[START Supplied material]

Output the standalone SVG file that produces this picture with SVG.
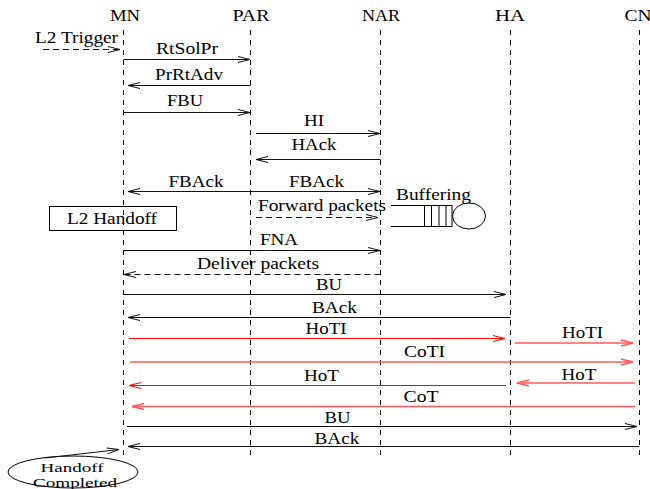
<svg xmlns="http://www.w3.org/2000/svg" width="650" height="489" viewBox="0 0 650 489">
<style>
text{font-family:"Liberation Serif","Times New Roman",serif;font-size:16px;fill:#000}
.m{text-anchor:middle}
.s{font-size:13px}
.life{stroke:#000;stroke-width:1;stroke-dasharray:5 5;fill:none}
.k{stroke:#111;stroke-width:1;fill:none;marker-end:url(#ak)}
.kd{stroke:#111;stroke-width:1;fill:none;stroke-dasharray:6 4;marker-end:url(#ak)}
.r{stroke:#ff0000;stroke-width:1;fill:none;marker-end:url(#ar)}
.lr{stroke:#ff5a5a;stroke-width:1.6;fill:none;marker-end:url(#alr)}
.sh{stroke:#000;stroke-width:1;fill:none}
</style>
<defs>
<marker id="ak" markerUnits="userSpaceOnUse" markerWidth="14" markerHeight="8" refX="12" refY="3" orient="auto" overflow="visible"><path d="M0,0 L12,3 L0,6" fill="none" stroke="#111" stroke-width="1"/></marker>
<marker id="ar" markerUnits="userSpaceOnUse" markerWidth="14" markerHeight="8" refX="12" refY="3" orient="auto" overflow="visible"><path d="M0,0 L12,3 L0,6" fill="none" stroke="#ff0000" stroke-width="1"/></marker>
<marker id="alr" markerUnits="userSpaceOnUse" markerWidth="14" markerHeight="8" refX="12" refY="3" orient="auto" overflow="visible"><path d="M0,0 L12,3 L0,6" fill="none" stroke="#ff5a5a" stroke-width="1.5"/></marker>
</defs>
<rect width="650" height="489" fill="#fff"/>

<g id="MN"><text class="m" x="125" y="21" textLength="30" lengthAdjust="spacingAndGlyphs">MN</text><line class="life" x1="123.5" y1="30" x2="123.5" y2="458"/></g>
<g id="PAR"><text class="m" x="251" y="21" textLength="37" lengthAdjust="spacingAndGlyphs">PAR</text><line class="life" x1="250.5" y1="30" x2="250.5" y2="458"/></g>
<g id="NAR"><text class="m" x="381" y="21" textLength="38" lengthAdjust="spacingAndGlyphs">NAR</text><line class="life" x1="380.5" y1="30" x2="380.5" y2="458"/></g>
<g id="HA"><text class="m" x="510" y="21" textLength="30" lengthAdjust="spacingAndGlyphs">HA</text><line class="life" x1="510.5" y1="30" x2="510.5" y2="458"/></g>
<g id="CN"><text class="m" x="638" y="21" textLength="27" lengthAdjust="spacingAndGlyphs">CN</text><line class="life" x1="639.5" y1="30" x2="639.5" y2="458"/></g>

<g id="l2handoff"><rect x="49.5" y="206.5" width="127" height="24" fill="none" stroke="#000"/><text class="m" x="112" y="224" textLength="90" lengthAdjust="spacingAndGlyphs">L2 Handoff</text></g>
<g id="buffer">
<path class="sh" d="M391,205.5 H452 M391,226.5 H452 M424.5,205.5 V226.5 M431.5,205.5 V226.5 M439,205.5 V226.5 M446,205.5 V226.5 M452,205.5 V226.5"/>
<ellipse class="sh" cx="469" cy="216" rx="16.5" ry="13"/>
<text x="396" y="200" textLength="75" lengthAdjust="spacingAndGlyphs">Buffering</text>
</g>
<g id="completed"><ellipse class="sh" cx="73" cy="472" rx="65" ry="16"/><text class="m s" x="72" y="472" textLength="63" lengthAdjust="spacingAndGlyphs">Handoff</text><text class="m s" x="75" y="486.5" textLength="84" lengthAdjust="spacingAndGlyphs">Completed</text></g>

<g id="connectors">
<line class="kd" x1="43" y1="49.5" x2="120" y2="49.5"/>
<line class="k" x1="123.5" y1="59.5" x2="250" y2="59.5"/>
<line class="k" x1="250.5" y1="85.5" x2="128" y2="85.5"/>
<line class="k" x1="123.5" y1="112.5" x2="250" y2="112.5"/>
<line class="k" x1="256" y1="133.5" x2="380" y2="133.5"/>
<line class="k" x1="380.5" y1="159.5" x2="256" y2="159.5"/>
<line class="k" x1="250.5" y1="191.5" x2="128" y2="191.5"/>
<line class="k" x1="250.5" y1="191.5" x2="380" y2="191.5"/>
<line class="kd" x1="256" y1="217.5" x2="378" y2="217.5"/>
<line class="k" x1="123.5" y1="250.5" x2="380" y2="250.5"/>
<line class="kd" x1="380.5" y1="274.5" x2="124" y2="274.5"/>
<line class="k" x1="123.5" y1="294.5" x2="506" y2="294.5"/>
<line class="k" x1="510.5" y1="317.5" x2="128" y2="317.5"/>
<line class="r" x1="129" y1="338.5" x2="505" y2="338.5"/>
<line class="lr" x1="515" y1="343" x2="633" y2="343"/>
<line class="lr" x1="130" y1="362" x2="633" y2="362"/>
<line class="lr" x1="635" y1="383" x2="517" y2="383"/>
<line class="r" x1="506" y1="385.5" x2="129" y2="385.5"/>
<line class="lr" x1="635" y1="406.5" x2="132" y2="406.5"/>
<line class="k" x1="127" y1="426.5" x2="637" y2="426.5"/>
<line class="k" x1="639.5" y1="446.5" x2="128" y2="446.5"/>
<line class="k" x1="45" y1="458" x2="119" y2="449.5"/>

<text x="35" y="43" textLength="83" lengthAdjust="spacingAndGlyphs">L2 Trigger</text>
<text class="m" x="187" y="54" textLength="62" lengthAdjust="spacingAndGlyphs">RtSolPr</text>
<text class="m" x="189" y="80" textLength="68" lengthAdjust="spacingAndGlyphs">PrRtAdv</text>
<text class="m" x="185" y="106" textLength="36" lengthAdjust="spacingAndGlyphs">FBU</text>
<text class="m" x="314" y="126" textLength="20" lengthAdjust="spacingAndGlyphs">HI</text>
<text class="m" x="314" y="150" textLength="45" lengthAdjust="spacingAndGlyphs">HAck</text>
<text class="m" x="196" y="187" textLength="55" lengthAdjust="spacingAndGlyphs">FBAck</text>
<text class="m" x="316.5" y="187" textLength="55" lengthAdjust="spacingAndGlyphs">FBAck</text>
<text x="258" y="211" textLength="128" lengthAdjust="spacingAndGlyphs">Forward packets</text>
<text class="m" x="279" y="245" textLength="38" lengthAdjust="spacingAndGlyphs">FNA</text>
<text class="m" x="258" y="269" textLength="122" lengthAdjust="spacingAndGlyphs">Deliver packets</text>
<text class="m" x="329" y="290" textLength="26" lengthAdjust="spacingAndGlyphs">BU</text>
<text class="m" x="334.5" y="313" textLength="45" lengthAdjust="spacingAndGlyphs">BAck</text>
<text class="m" x="326" y="334" textLength="41" lengthAdjust="spacingAndGlyphs">HoTI</text>
<text class="m" x="582.5" y="338" textLength="41" lengthAdjust="spacingAndGlyphs">HoTI</text>
<text class="m" x="424.5" y="357" textLength="41" lengthAdjust="spacingAndGlyphs">CoTI</text>
<text class="m" x="321.5" y="381" textLength="35" lengthAdjust="spacingAndGlyphs">HoT</text>
<text class="m" x="579" y="380" textLength="35" lengthAdjust="spacingAndGlyphs">HoT</text>
<text class="m" x="421" y="401.5" textLength="35" lengthAdjust="spacingAndGlyphs">CoT</text>
<text class="m" x="337.5" y="423" textLength="26" lengthAdjust="spacingAndGlyphs">BU</text>
<text class="m" x="337" y="444" textLength="45" lengthAdjust="spacingAndGlyphs">BAck</text>
</g>
</svg>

[END Supplied material]

Aim - The material above holds pictures; copy everything else in it exactly.

Result of this exercise -
Output the standalone SVG file that produces this picture with SVG.
<svg xmlns="http://www.w3.org/2000/svg" width="650" height="489" viewBox="0 0 650 489">
<style>
text{font-family:"Liberation Serif","Times New Roman",serif;font-size:16px;fill:#000}
.m{text-anchor:middle}
.s{font-size:13px}
.life{stroke:#000;stroke-width:1;stroke-dasharray:5 5;fill:none}
.k{stroke:#111;stroke-width:1;fill:none;marker-end:url(#ak)}
.kd{stroke:#111;stroke-width:1;fill:none;stroke-dasharray:6 4;marker-end:url(#ak)}
.r{stroke:#ff0000;stroke-width:1;fill:none;marker-end:url(#ar)}
.lr{stroke:#ff5a5a;stroke-width:1.6;fill:none;marker-end:url(#alr)}
.sh{stroke:#000;stroke-width:1;fill:none}
</style>
<defs>
<marker id="ak" markerUnits="userSpaceOnUse" markerWidth="14" markerHeight="8" refX="12" refY="3" orient="auto" overflow="visible"><path d="M0,0 L12,3 L0,6" fill="none" stroke="#111" stroke-width="1"/></marker>
<marker id="ar" markerUnits="userSpaceOnUse" markerWidth="14" markerHeight="8" refX="12" refY="3" orient="auto" overflow="visible"><path d="M0,0 L12,3 L0,6" fill="none" stroke="#ff0000" stroke-width="1"/></marker>
<marker id="alr" markerUnits="userSpaceOnUse" markerWidth="14" markerHeight="8" refX="12" refY="3" orient="auto" overflow="visible"><path d="M0,0 L12,3 L0,6" fill="none" stroke="#ff5a5a" stroke-width="1.5"/></marker>
</defs>
<rect width="650" height="489" fill="#fff"/>

<g id="MN"><text class="m" x="125" y="21" textLength="30" lengthAdjust="spacingAndGlyphs">MN</text><line class="life" x1="123.5" y1="30" x2="123.5" y2="458"/></g>
<g id="PAR"><text class="m" x="251" y="21" textLength="37" lengthAdjust="spacingAndGlyphs">PAR</text><line class="life" x1="250.5" y1="30" x2="250.5" y2="458"/></g>
<g id="NAR"><text class="m" x="381" y="21" textLength="38" lengthAdjust="spacingAndGlyphs">NAR</text><line class="life" x1="380.5" y1="30" x2="380.5" y2="458"/></g>
<g id="HA"><text class="m" x="510" y="21" textLength="30" lengthAdjust="spacingAndGlyphs">HA</text><line class="life" x1="510.5" y1="30" x2="510.5" y2="458"/></g>
<g id="CN"><text class="m" x="638" y="21" textLength="27" lengthAdjust="spacingAndGlyphs">CN</text><line class="life" x1="639.5" y1="30" x2="639.5" y2="458"/></g>

<g id="l2handoff"><rect x="49.5" y="206.5" width="127" height="24" fill="none" stroke="#000"/><text class="m" x="112" y="224" textLength="90" lengthAdjust="spacingAndGlyphs">L2 Handoff</text></g>
<g id="buffer">
<path class="sh" d="M391,205.5 H452 M391,226.5 H452 M424.5,205.5 V226.5 M431.5,205.5 V226.5 M439,205.5 V226.5 M446,205.5 V226.5 M452,205.5 V226.5"/>
<ellipse class="sh" cx="469" cy="216" rx="16.5" ry="13"/>
<text x="396" y="200" textLength="75" lengthAdjust="spacingAndGlyphs">Buffering</text>
</g>
<g id="completed"><ellipse class="sh" cx="73" cy="472" rx="65" ry="16"/><text class="m s" x="72" y="472" textLength="63" lengthAdjust="spacingAndGlyphs">Handoff</text><text class="m s" x="75" y="486.5" textLength="84" lengthAdjust="spacingAndGlyphs">Completed</text></g>

<g id="connectors">
<line class="kd" x1="43" y1="49.5" x2="120" y2="49.5"/>
<line class="k" x1="123.5" y1="59.5" x2="250" y2="59.5"/>
<line class="k" x1="250.5" y1="85.5" x2="128" y2="85.5"/>
<line class="k" x1="123.5" y1="112.5" x2="250" y2="112.5"/>
<line class="k" x1="256" y1="133.5" x2="380" y2="133.5"/>
<line class="k" x1="380.5" y1="159.5" x2="256" y2="159.5"/>
<line class="k" x1="250.5" y1="191.5" x2="128" y2="191.5"/>
<line class="k" x1="250.5" y1="191.5" x2="380" y2="191.5"/>
<line class="kd" x1="256" y1="217.5" x2="378" y2="217.5"/>
<line class="k" x1="123.5" y1="250.5" x2="380" y2="250.5"/>
<line class="kd" x1="380.5" y1="274.5" x2="124" y2="274.5"/>
<line class="k" x1="123.5" y1="294.5" x2="506" y2="294.5"/>
<line class="k" x1="510.5" y1="317.5" x2="128" y2="317.5"/>
<line class="r" x1="129" y1="338.5" x2="505" y2="338.5"/>
<line class="lr" x1="515" y1="343" x2="633" y2="343"/>
<line class="lr" x1="130" y1="362" x2="633" y2="362"/>
<line class="lr" x1="635" y1="383" x2="517" y2="383"/>
<line class="r" x1="506" y1="385.5" x2="129" y2="385.5"/>
<line class="lr" x1="635" y1="406.5" x2="132" y2="406.5"/>
<line class="k" x1="127" y1="426.5" x2="637" y2="426.5"/>
<line class="k" x1="639.5" y1="446.5" x2="128" y2="446.5"/>
<line class="k" x1="45" y1="458" x2="119" y2="449.5"/>

<text x="35" y="43" textLength="83" lengthAdjust="spacingAndGlyphs">L2 Trigger</text>
<text class="m" x="187" y="54" textLength="62" lengthAdjust="spacingAndGlyphs">RtSolPr</text>
<text class="m" x="189" y="80" textLength="68" lengthAdjust="spacingAndGlyphs">PrRtAdv</text>
<text class="m" x="185" y="106" textLength="36" lengthAdjust="spacingAndGlyphs">FBU</text>
<text class="m" x="314" y="126" textLength="20" lengthAdjust="spacingAndGlyphs">HI</text>
<text class="m" x="314" y="150" textLength="45" lengthAdjust="spacingAndGlyphs">HAck</text>
<text class="m" x="196" y="187" textLength="55" lengthAdjust="spacingAndGlyphs">FBAck</text>
<text class="m" x="316.5" y="187" textLength="55" lengthAdjust="spacingAndGlyphs">FBAck</text>
<text x="258" y="211" textLength="128" lengthAdjust="spacingAndGlyphs">Forward packets</text>
<text class="m" x="279" y="245" textLength="38" lengthAdjust="spacingAndGlyphs">FNA</text>
<text class="m" x="258" y="269" textLength="122" lengthAdjust="spacingAndGlyphs">Deliver packets</text>
<text class="m" x="329" y="290" textLength="26" lengthAdjust="spacingAndGlyphs">BU</text>
<text class="m" x="334.5" y="313" textLength="45" lengthAdjust="spacingAndGlyphs">BAck</text>
<text class="m" x="326" y="334" textLength="41" lengthAdjust="spacingAndGlyphs">HoTI</text>
<text class="m" x="582.5" y="338" textLength="41" lengthAdjust="spacingAndGlyphs">HoTI</text>
<text class="m" x="424.5" y="357" textLength="41" lengthAdjust="spacingAndGlyphs">CoTI</text>
<text class="m" x="321.5" y="381" textLength="35" lengthAdjust="spacingAndGlyphs">HoT</text>
<text class="m" x="579" y="380" textLength="35" lengthAdjust="spacingAndGlyphs">HoT</text>
<text class="m" x="421" y="401.5" textLength="35" lengthAdjust="spacingAndGlyphs">CoT</text>
<text class="m" x="337.5" y="423" textLength="26" lengthAdjust="spacingAndGlyphs">BU</text>
<text class="m" x="337" y="444" textLength="45" lengthAdjust="spacingAndGlyphs">BAck</text>
</g>
</svg>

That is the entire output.